The dump was also loaded onto another partial subversion repository that contained some intermediate history between leaving the incubator originally and arriving at Codeplex.
Loading to an existing Subversion repository and path
After all this was eventually done, and there was a repository that was matched with the history of the Codeplex one, it needed to be dumped to load into the ASF repository.
Normally, this would be a simple:
svnadmin dump --incremental --deltas work-repo >npanday.dump
However, the objective was to load this onto a path that already existed. This was because we sought to have continuity with the history from the point at which the project was forked from the incubator originally.
To achieve this, I identified the revision in the dump that matched the content in the ASF repository, which due to the initial creation of branches and tags, was revision 4. I then dumped it using:
svnadmin dump --incremental -r5:HEAD work-repo >npanday.dump
--deltas had been included to reduce the size, but we found that this caused checksum problems, possibly due to different line endings between r4 and the original in the ASF repository.
At last, this yielded a dump that could be loaded into the ASF repository, and the results can be seen here: http://svn.apache.org/viewvc/incubator/npanday.

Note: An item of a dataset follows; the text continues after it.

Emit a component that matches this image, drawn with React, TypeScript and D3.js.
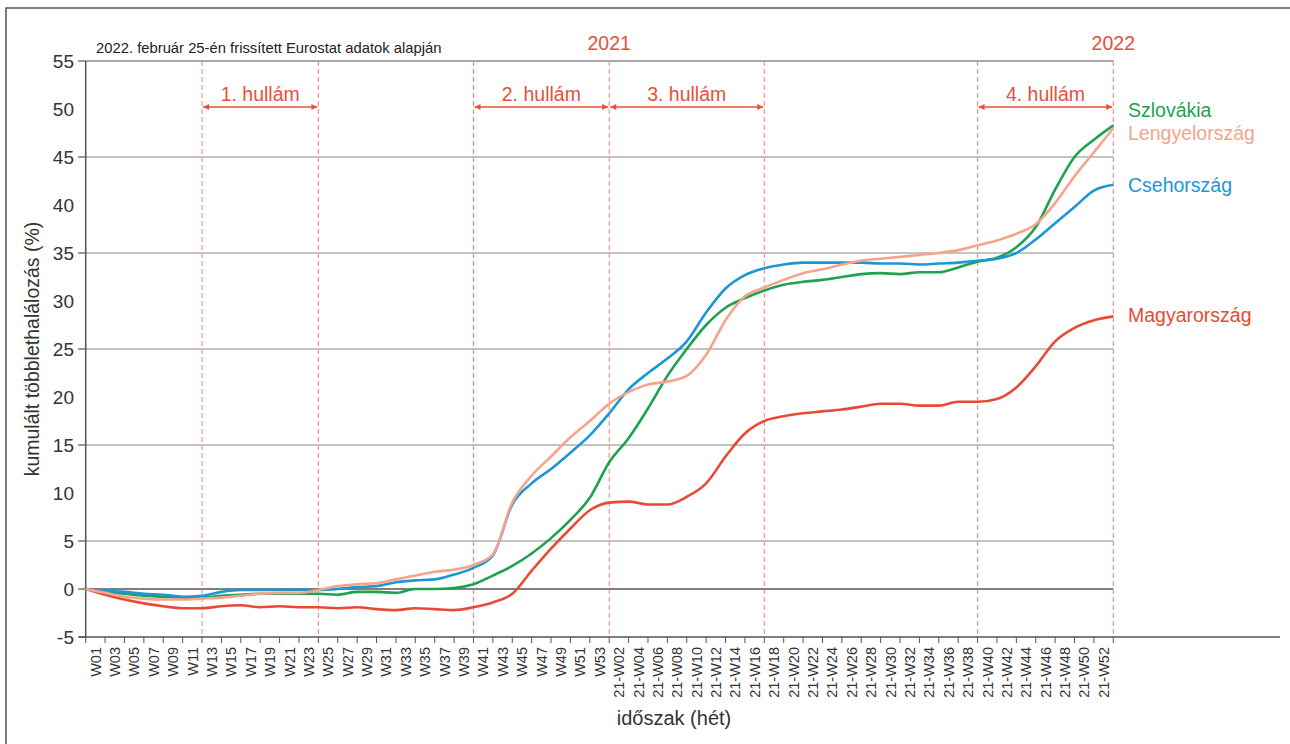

You can now see the historical continuity in files such as http://svn.apache.org/viewvc/incubator/npanday/trunk/pom.xml.
This took considerably more work than anticipated when we originally thought it would be a good idea to retain the history.
I found that there wasn’t a lot of information about these topics on the web, so I hope this post will help to expand that for those that might face this challenge in the future. I’ve also found that editing Subversion dump files (when not in delta-mode) is reasonably straightforward.
Interestingly I’ve learned that Subversion 1.7 will include the ability to do a remote
svnadmin dump, however I don’t believe this will work when
svnsync is not supported (as was the case here), or support sub-paths as rsvndump does.